Tarde en la siesta, medio siglo después
Por Miguel Cabrera García
Los salones Blanco y Azul del Ballet Nacional de Cuba se repletaban de bailarines y de otros miembros curiosos a principios de 1973 para ver lo que en ellos creaba Alberto Méndez, un coreógrafo que ya había alcanzado éxitos importantes como creador, al obtener el primer premio del Concurso Internacional de Ballet de Varna, Bulgaria, por su obra Plásmasis, que fuera interpretada brillantemente por los bailarines Caridad Martínez y Lázaro Carreño. Estaba por nacer una obra destinada al triunfo: Tarde en la siesta. Su gestación me fue muy cercana, porque en mi casa Méndez escuchó el long play Lecuona plays Lecuona, donde encontró la inspiración musical. Eran composiciones no escritas para ser danzadas, sino escuchadas, y entre ellas figuraban piezas tan bellas y sugerentes como Preludio en la noche, A la antigua, Crisantemo, Danza en 3×4 y Vals azul.
Eran tiempos en que la música del genio de Guanabacoa vivía en el ostracismo nacional, víctima de una valoración sectaria de la obra del gran músico cubano, quien había fallecido en la ciudad de Santa Cruz de Tenerife, Islas Canarias, en 1963. Solo la ilustre y fiel cantante Esther Borja la mantenía viva. “¿Revivir a Lecuona, para qué?”, escribió un oportunista de turno en un periódico de circulación nacional. Pero Mirta Plá fue Consuelo; Marta García, Soledad; Ofelia González, Dulce, y María Elena Llorente, Esperanza.
Cuando comenzó la gestación de Tarde en la siesta, Alberto Méndez manejaba solamente la idea de crear una obra que tuviera la misma estructura coreográfica que el famoso Grand Pas de Quatre, creado por Jules Perrot en 1845, en el Teatro de Su Majestad de Londres, y que tuvo como intérpretes a cuatro de las más famosas bailarinas del período romántico: María Taglioni, Carlotta Grisi, Lucile Grahn y Fanny Cerrito.
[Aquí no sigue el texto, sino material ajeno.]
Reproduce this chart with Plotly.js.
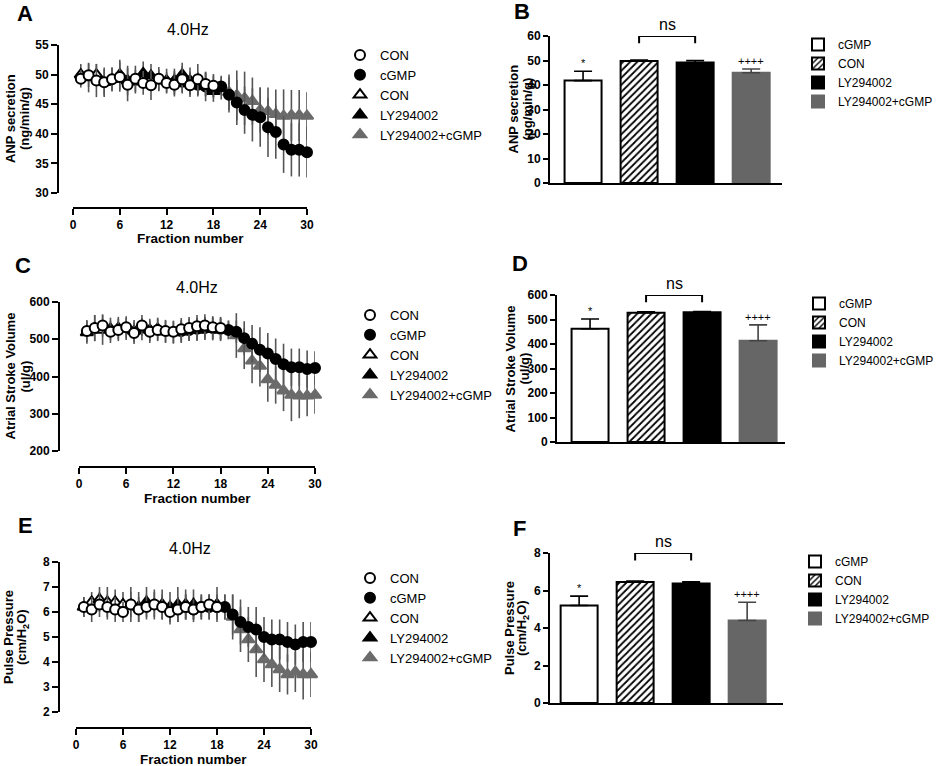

Durante el proceso creativo le fue surgiendo a Méndez la idea de otorgarle una historia que fuese mostrando la psicología de cada uno de los cuatro personajes, aunque cercanos observadores opinaron que bien podría tener otra lectura: ser la evolución de la vida sentimental de un solo personaje, es decir, que la joven Esperanza, como su nombre sugiere, estaba llena de ansias de futuro, proceso que podría llevarla a un matrimonio acomodaticio socialmente y aparentemente feliz, lo que refleja Dulce, o tal vez la desdicha de un abandono o amor fallido que la sumiría para siempre en la Soledad del claustro familiar, o finalizar en la abandonada y solterona hermana mayor, destinada a dar Consuelo a sus hermanas o a su propia vida fatal.
Alicia Alonso, con su sabia visión como directora artística de la compañía, decidió llevarla a un público amplio y con criterio desprejuiciado y certero, y así lo hizo cuando celebramos un encuentro inolvidable en la Escuela Nacional del Partido Comunista de Cuba Ñico López, en Jaimanitas. Tuve el honor de acompañarla en esa tarea, en la que, además de las cuatro intérpretes se sumó nuestro director de orquesta y compositor, el maestro José Ramón Urbay. Allí la obra, ante un auditorio con criterio desprejuiciado y certero, le dio su total aprobación como una obra de arte llena de cubanía y como fiel reflejo de un sector de la mujer cubana en una etapa muy especial de nuestra historia. También Alicia y Alberto sintieron el respaldo de Vilma Espín, presidenta de la Federación de Mujeres Cubanas, quien al verla por primera vez expresó que era un retrato fiel de la vida de un sector de la mujer cubana en nuestra etapa republicana, llena de prejuicios y convencionalismos, y la definió como “nuestro Grand Pas de Quatre cubano”.